(Charts and diagrams as code)
⁂
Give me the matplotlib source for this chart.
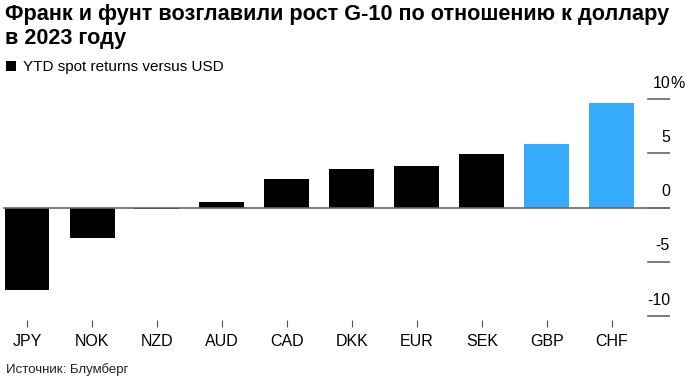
import matplotlib
matplotlib.use("Agg")
import matplotlib.pyplot as plt
from matplotlib.patches import Rectangle

categories = ["JPY", "NOK", "NZD", "AUD", "CAD", "DKK", "EUR", "SEK", "GBP", "CHF"]
values = [-7.6, -2.8, -0.15, 0.5, 2.6, 3.55, 3.8, 4.95, 5.9, 9.65]
highlight = ["GBP", "CHF"]
yticks = [10, 5, 0, -5, -10]
ytick_labels = ["10", "5", "0", "-5", "-10"]

title_line1 = "Франк и фунт возглавили рост G-10 по отношению к доллару"
title_line2 = "в 2023 году"
legend_label = "YTD spot returns versus USD"
source = "Источник: Блумберг"

FONT = ["Liberation Sans", "DejaVu Sans"]
plt.rcParams["font.family"] = FONT

W, H = 686, 380
fig = plt.figure(figsize=(W / 100, H / 100), dpi=100)

def fx(px):
    return px / W

def fy(py):
    return 1 - py / H

ax_left, ax_right, ax_top, ax_bot = 0, 670, 80, 320
ax = fig.add_axes([fx(ax_left), fy(ax_bot), fx(ax_right - ax_left), (ax_bot - ax_top) / H])

ppu = 10.84
y0_px = 207.6
ax.set_ylim(-(ax_bot - y0_px) / ppu, (y0_px - ax_top) / ppu)
spacing = 65.0
c0 = 27.0
ax.set_xlim((ax_left - c0) / spacing, (ax_right - c0) / spacing)

colors = ["#36AAFB" if c in highlight else "#000000" for c in categories]
x = list(range(len(categories)))
ax.bar(x, values, width=45 / spacing, color=colors, zorder=2)

# zero line and right ticks
ax.axhline(0, xmin=4 / 670, xmax=1, color="#666666", lw=1.2, zorder=3)
for t, lab in zip(yticks, ytick_labels):
    ax.axhline(t, xmin=648 / 670, xmax=1, color="#666666", lw=1.2, zorder=3)
    ax.annotate(lab, xy=(1.0, t), xycoords=("axes fraction", "data"),
                xytext=(0, 6), textcoords="offset points",
                ha="right", va="bottom", fontsize=11.5, color="#000000")
    if t == 10:
        ax.annotate("%", xy=(1.0, t), xycoords=("axes fraction", "data"),
                    xytext=(0, 6), textcoords="offset points",
                    ha="left", va="bottom", fontsize=11.5, color="#000000")

for s in ax.spines.values():
    s.set_visible(False)
ax.set_yticks([])
ax.set_xticks(x)
ax.set_xticklabels(categories, fontsize=11.5)
ax.tick_params(axis="x", length=5, width=0.8, color="#555555", pad=5)

fig.text(fx(5), fy(20), title_line1, fontsize=15.6, fontweight="bold", ha="left", va="baseline")
fig.text(fx(5), fy(44), title_line2, fontsize=15.6, fontweight="bold", ha="left", va="baseline")

fig.patches.append(Rectangle((fx(6), fy(71)), fx(10), 10 / H, transform=fig.transFigure,
                             facecolor="#000000", edgecolor="none"))
fig.text(fx(23), fy(71), legend_label, fontsize=11, ha="left", va="baseline")

fig.text(fx(6), fy(373), source, fontsize=9.5, ha="left", va="baseline", color="#222222")

fig.savefig("out.png", dpi=100)
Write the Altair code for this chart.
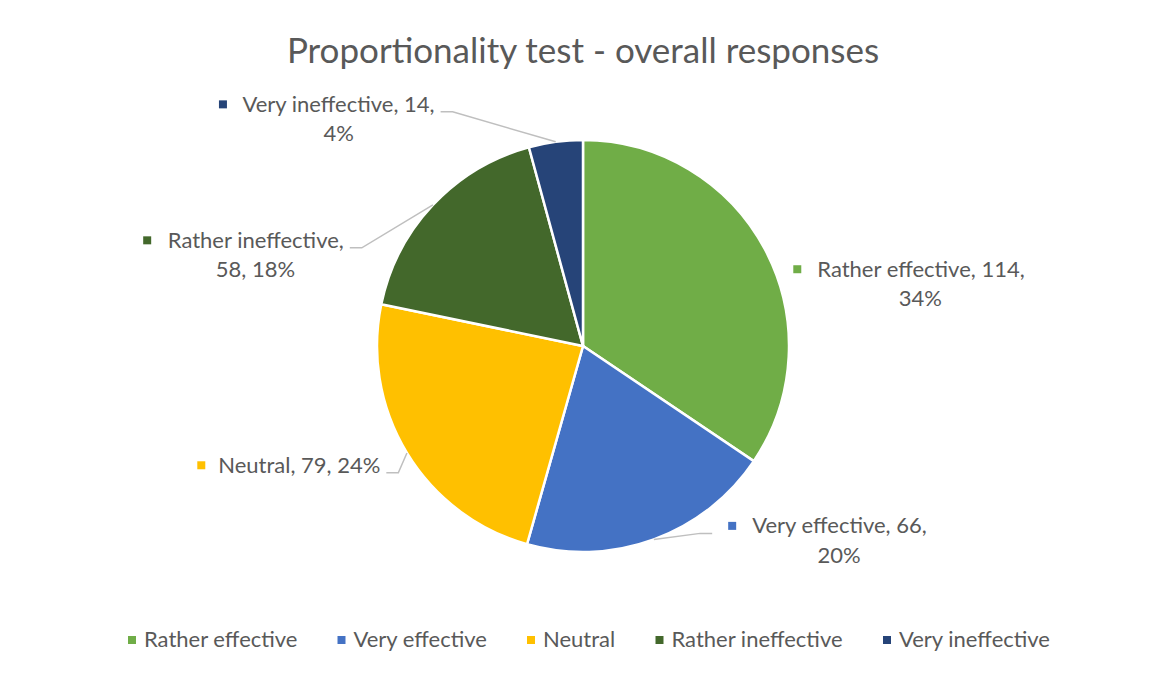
import math
import altair as alt
import pandas as pd

# ---- data ----
categories = ["Rather effective", "Very effective", "Neutral", "Rather ineffective", "Very ineffective"]
counts = [114, 66, 79, 58, 14]
colors = ["#70AD47", "#4472C4", "#FFC000", "#43682B", "#264478"]
title_text = "Proportionality test - overall responses"

# ---- label layout (Excel-like placement of data labels) ----
label_dtheta = [7.2, -11.9, -3.2, -19.3, -21.5]   # angular nudge from slice mid-angle (deg)
label_radius = [195, 221, 224, 242, 268]          # distance of the label elbow from centre (px)
label_leader = [False, True, True, True, True]
label_line1_parts = [2, 2, 3, 1, 2]               # how many comma parts on the first line

CX, CY, R = 575, 338, 206
FONT = "Lato"
TEXT_COLOR = "#595959"
LABEL_SIZE = 22
LEADER_COLOR = "#BFBFBF"

_w = {'a': .479, 'b': .525, 'c': .423, 'd': .525, 'e': .498, 'f': .305, 'g': .471, 'h': .525,
      'i': .229, 'j': .239, 'k': .455, 'l': .229, 'm': .799, 'n': .525, 'o': .527, 'p': .525,
      'q': .525, 'r': .349, 's': .391, 't': .335, 'u': .525, 'v': .452, 'w': .715, 'x': .433,
      'y': .453, 'z': .395, 'R': .544, 'V': .579, 'N': .646, 'P': .517, ' ': .226, ',': .250,
      '%': .715, '-': .306}


def text_width(s, size=LABEL_SIZE):
    em = sum(_w.get(ch, .507) for ch in s)
    return em * size * 1.07


total = sum(counts)
pcts = [round(c / total * 100) for c in counts]

pie_df = pd.DataFrame({"cat": categories, "count": counts, "idx": list(range(len(categories)))})

leader_rows, left_rows, right_rows, line2_rows, sq_rows = [], [], [], [], []
cum = 0
for i, (cat, c, p) in enumerate(zip(categories, counts, pcts)):
    mid = (cum + c / 2) / total * 2 * math.pi
    cum += c
    ang = mid + math.radians(label_dtheta[i])
    ax = CX + label_radius[i] * math.sin(ang)
    ay = CY - label_radius[i] * math.cos(ang)
    right = math.sin(ang) > 0
    tx = ax + 12 if right else ax - 12
    if label_leader[i]:
        sx = CX + R * math.sin(mid)
        sy = CY - R * math.cos(mid)
        for k, (px, py) in enumerate([(sx, sy), (ax, ay), (tx, ay)]):
            leader_rows.append({"cat": cat, "k": k, "px": px, "py": py})
    parts = [cat, str(c), f"{p}%"]
    n1 = label_line1_parts[i]
    line1 = ", ".join(parts[:n1]) + ("," if n1 < 3 else "")
    line2 = ", ".join(parts[n1:])
    w1 = text_width(line1)
    if right:
        sqx = tx + 20
        start = tx + 40
        right_rows.append({"t": line1, "x": start, "y": ay})
        center = start + w1 / 2
    else:
        end = tx - 6
        left_rows.append({"t": line1, "x": end, "y": ay})
        center = end - w1 / 2
        sqx = end - w1 - 20
    if line2:
        line2_rows.append({"t": line2, "x": center, "y": ay + 29.5})
    sq_rows.append({"x": sqx, "y": ay - 7.5, "color": colors[i]})

pie = alt.Chart(pie_df).mark_arc(outerRadius=R, stroke="white", strokeWidth=2.5).encode(
    theta=alt.Theta("count:Q", stack=True),
    color=alt.Color(
        "cat:N",
        scale=alt.Scale(domain=categories, range=colors),
        sort=categories,
        legend=alt.Legend(
            title=None, orient="none", direction="horizontal", legendX=113, legendY=621,
            symbolType="square", symbolSize=64, symbolStrokeWidth=0, labelFont=FONT,
            labelFontSize=LABEL_SIZE, labelColor=TEXT_COLOR, labelOffset=1,
            columnPadding=32.5, labelLimit=400,
        ),
    ),
    order=alt.Order("idx:Q"),
    x=alt.value(CX),
    y=alt.value(CY),
)

leaders = alt.Chart(pd.DataFrame(leader_rows)).mark_line(color=LEADER_COLOR, strokeWidth=1.5).encode(
    x=alt.X("px:Q", scale=None), y=alt.Y("py:Q", scale=None), detail="cat:N", order="k:Q"
)

txt_kw = dict(font=FONT, fontSize=LABEL_SIZE, color=TEXT_COLOR, baseline="alphabetic")
lab_right = alt.Chart(pd.DataFrame(right_rows)).mark_text(align="left", **txt_kw).encode(
    x=alt.X("x:Q", scale=None), y=alt.Y("y:Q", scale=None), text="t:N")
lab_left = alt.Chart(pd.DataFrame(left_rows)).mark_text(align="right", **txt_kw).encode(
    x=alt.X("x:Q", scale=None), y=alt.Y("y:Q", scale=None), text="t:N")
lab_line2 = alt.Chart(pd.DataFrame(line2_rows)).mark_text(align="center", **txt_kw).encode(
    x=alt.X("x:Q", scale=None), y=alt.Y("y:Q", scale=None), text="t:N")
squares = alt.Chart(pd.DataFrame(sq_rows)).mark_square(size=64, opacity=1).encode(
    x=alt.X("x:Q", scale=None), y=alt.Y("y:Q", scale=None),
    color=alt.Color("color:N", scale=None))

title = alt.Chart(pd.DataFrame({"t": [title_text]})).mark_text(
    font=FONT, fontSize=35, color=TEXT_COLOR, align="center", baseline="alphabetic"
).encode(x=alt.value(CX), y=alt.value(55), text="t:N")

chart = alt.layer(pie, leaders, lab_right, lab_left, lab_line2, squares, title).properties(
    width=1133, height=655, padding=0, background="white"
).configure_view(stroke=None)

chart.save("out.html", embed_options={"renderer": "svg", "actions": False})
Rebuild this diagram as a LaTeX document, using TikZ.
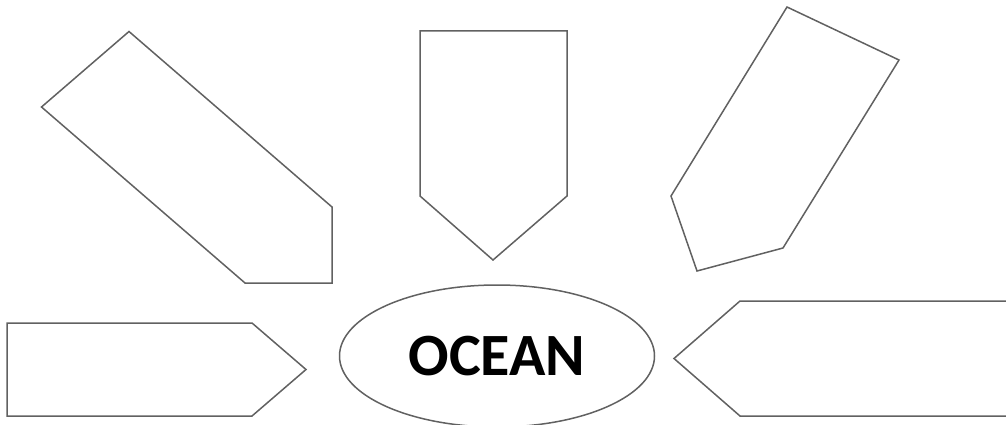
\documentclass[tikz,border=0pt]{standalone}
\usepackage{fontspec}
\setmainfont{Carlito}
\usetikzlibrary{shapes.geometric}
\begin{document}
\begin{tikzpicture}[x=1pt,y=-1pt,
  arrowshape/.style={draw=black!62, line width=1.5pt, line join=miter, fill=white},
  ovalshape/.style={ellipse, draw=black!62, line width=1.5pt, minimum width=315pt, minimum height=142pt, inner sep=0pt, font=\bfseries\fontsize{60}{60}\selectfont}]
\useasboundingbox (0,0) rectangle (1006,425);
\draw[arrowshape] (41.5,107) -- (129,31.5) -- (332,207) -- (332,283) -- (245,283) -- cycle;
\draw[arrowshape] (420,31) -- (567,31) -- (567,196) -- (493,260) -- (420,196) -- cycle;
\draw[arrowshape] (787,7) -- (899,60) -- (783,248) -- (697,271) -- (671,196) -- cycle;
\draw[arrowshape] (7,323) -- (252,323) -- (306,369.5) -- (252,416) -- (7,416) -- cycle;
\draw[arrowshape] (740,301) -- (1010,301) -- (1010,416) -- (740,416) -- (674,358.5) -- cycle;
\node[ovalshape] (ocean) at (497,356) {OCEAN};
\end{tikzpicture}
\end{document}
⁂
> **WHAT YOU HAVE TO DO**
Reproduce exactly, without any picture, the lines from the one bearing "Rebuild this diagram" to the last line of the records above.

> **TASK RESPONSE**
Rebuild this diagram as a LaTeX document, using TikZ.
\documentclass[tikz,border=0pt]{standalone}
\usepackage{fontspec}
\setmainfont{Carlito}
\usetikzlibrary{shapes.geometric}
\begin{document}
\begin{tikzpicture}[x=1pt,y=-1pt,
  arrowshape/.style={draw=black!62, line width=1.5pt, line join=miter, fill=white},
  ovalshape/.style={ellipse, draw=black!62, line width=1.5pt, minimum width=315pt, minimum height=142pt, inner sep=0pt, font=\bfseries\fontsize{60}{60}\selectfont}]
\useasboundingbox (0,0) rectangle (1006,425);
\draw[arrowshape] (41.5,107) -- (129,31.5) -- (332,207) -- (332,283) -- (245,283) -- cycle;
\draw[arrowshape] (420,31) -- (567,31) -- (567,196) -- (493,260) -- (420,196) -- cycle;
\draw[arrowshape] (787,7) -- (899,60) -- (783,248) -- (697,271) -- (671,196) -- cycle;
\draw[arrowshape] (7,323) -- (252,323) -- (306,369.5) -- (252,416) -- (7,416) -- cycle;
\draw[arrowshape] (740,301) -- (1010,301) -- (1010,416) -- (740,416) -- (674,358.5) -- cycle;
\node[ovalshape] (ocean) at (497,356) {OCEAN};
\end{tikzpicture}
\end{document}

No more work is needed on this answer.